What is Retail Arbitrage?

Most people know what it is without knowing the name.

“Its a Simple Concept - Buy Low, Sell High On Amazon.”

Most large retail stores like costco and kroger buy their inventory straight from china to their stores, and their stores are the warehouses.

When this happens, the middlemen are all cutout. The warehouseing middlemen, the transportation legs, the sales middlemen, all netted out.

What this means, is that stores often have a significantly cheaper cost basis on a product than Amazon could ever get because they’re buying from a factory that is sourcing and warehousing domestically.

Retail Arbitrage is defined as when you can buy retail and succesfully arbitrage the price at another retailer.

Buying from a retail store, then selling those on another store for a profit.

The most common system is buying in bulk at large stores and selling on Amazon.

This can be seen as an opportunity for some people, but also a burden on brands.

Often a brand will specifically target retail channels with certain products while leaving other products for other channels.

this happens because retailers have different levels of investment they’re willing to put into a product or product category.
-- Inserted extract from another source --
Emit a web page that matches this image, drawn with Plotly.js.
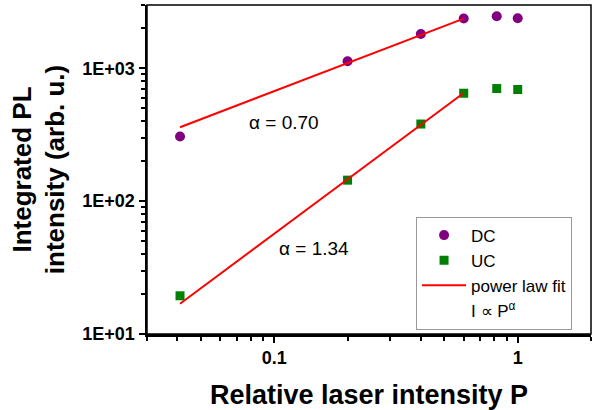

Where on the same notion, Amazon will never invest in your product because they are never willing to put themselves on the line.

For opportunist, there are two main limitations for viability…

  • How do I determine which products to buy?
  • How do I sell the products once I have them in-hand?

Below is a rough guide for how to start out with retail arbitrage.

  1. Go into a Costco and find some products that look neat.
  2. Scan them with your Amazon App.
  3. decide if you can afford to ship/sell
  4. Profit?!?!

the hardest parts are ALL OF THEM but the neat thing is that there are only 5 steps.